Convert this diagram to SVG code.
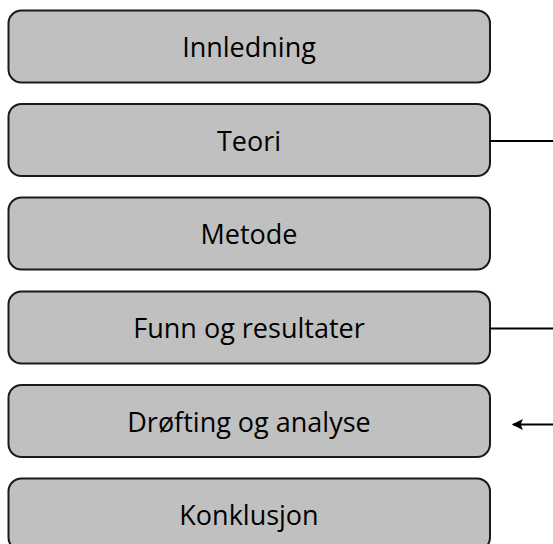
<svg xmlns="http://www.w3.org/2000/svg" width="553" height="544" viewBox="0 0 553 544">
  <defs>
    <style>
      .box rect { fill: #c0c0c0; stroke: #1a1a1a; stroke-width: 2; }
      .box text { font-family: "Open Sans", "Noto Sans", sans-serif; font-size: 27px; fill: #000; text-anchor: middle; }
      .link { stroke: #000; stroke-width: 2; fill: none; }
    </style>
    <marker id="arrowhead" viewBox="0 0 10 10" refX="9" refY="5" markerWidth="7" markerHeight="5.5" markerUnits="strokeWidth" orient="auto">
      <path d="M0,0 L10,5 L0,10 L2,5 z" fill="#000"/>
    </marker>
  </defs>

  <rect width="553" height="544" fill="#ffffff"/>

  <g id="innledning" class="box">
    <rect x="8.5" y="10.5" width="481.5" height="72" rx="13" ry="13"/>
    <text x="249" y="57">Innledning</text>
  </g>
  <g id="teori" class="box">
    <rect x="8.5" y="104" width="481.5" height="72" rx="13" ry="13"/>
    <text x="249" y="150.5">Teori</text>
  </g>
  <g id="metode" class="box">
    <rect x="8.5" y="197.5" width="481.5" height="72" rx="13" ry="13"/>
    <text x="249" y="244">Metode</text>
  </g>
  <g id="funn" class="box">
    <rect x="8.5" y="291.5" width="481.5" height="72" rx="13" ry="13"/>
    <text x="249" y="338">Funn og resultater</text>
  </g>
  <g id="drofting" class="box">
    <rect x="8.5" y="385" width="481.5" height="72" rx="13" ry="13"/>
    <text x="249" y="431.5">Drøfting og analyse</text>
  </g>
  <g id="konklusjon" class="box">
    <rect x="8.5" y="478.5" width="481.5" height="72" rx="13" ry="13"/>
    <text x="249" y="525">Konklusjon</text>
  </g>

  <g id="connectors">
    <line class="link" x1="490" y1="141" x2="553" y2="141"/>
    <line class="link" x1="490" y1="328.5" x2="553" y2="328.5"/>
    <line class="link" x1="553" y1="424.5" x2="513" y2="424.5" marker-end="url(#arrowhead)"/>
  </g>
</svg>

§ **TASK**
Copy the listing in full and without alteration, omitting every picture.

§ **OUTPUT FOR THIS EXERCISE**
Convert this diagram to SVG code.
<svg xmlns="http://www.w3.org/2000/svg" width="553" height="544" viewBox="0 0 553 544">
  <defs>
    <style>
      .box rect { fill: #c0c0c0; stroke: #1a1a1a; stroke-width: 2; }
      .box text { font-family: "Open Sans", "Noto Sans", sans-serif; font-size: 27px; fill: #000; text-anchor: middle; }
      .link { stroke: #000; stroke-width: 2; fill: none; }
    </style>
    <marker id="arrowhead" viewBox="0 0 10 10" refX="9" refY="5" markerWidth="7" markerHeight="5.5" markerUnits="strokeWidth" orient="auto">
      <path d="M0,0 L10,5 L0,10 L2,5 z" fill="#000"/>
    </marker>
  </defs>

  <rect width="553" height="544" fill="#ffffff"/>

  <g id="innledning" class="box">
    <rect x="8.5" y="10.5" width="481.5" height="72" rx="13" ry="13"/>
    <text x="249" y="57">Innledning</text>
  </g>
  <g id="teori" class="box">
    <rect x="8.5" y="104" width="481.5" height="72" rx="13" ry="13"/>
    <text x="249" y="150.5">Teori</text>
  </g>
  <g id="metode" class="box">
    <rect x="8.5" y="197.5" width="481.5" height="72" rx="13" ry="13"/>
    <text x="249" y="244">Metode</text>
  </g>
  <g id="funn" class="box">
    <rect x="8.5" y="291.5" width="481.5" height="72" rx="13" ry="13"/>
    <text x="249" y="338">Funn og resultater</text>
  </g>
  <g id="drofting" class="box">
    <rect x="8.5" y="385" width="481.5" height="72" rx="13" ry="13"/>
    <text x="249" y="431.5">Drøfting og analyse</text>
  </g>
  <g id="konklusjon" class="box">
    <rect x="8.5" y="478.5" width="481.5" height="72" rx="13" ry="13"/>
    <text x="249" y="525">Konklusjon</text>
  </g>

  <g id="connectors">
    <line class="link" x1="490" y1="141" x2="553" y2="141"/>
    <line class="link" x1="490" y1="328.5" x2="553" y2="328.5"/>
    <line class="link" x1="553" y1="424.5" x2="513" y2="424.5" marker-end="url(#arrowhead)"/>
  </g>
</svg>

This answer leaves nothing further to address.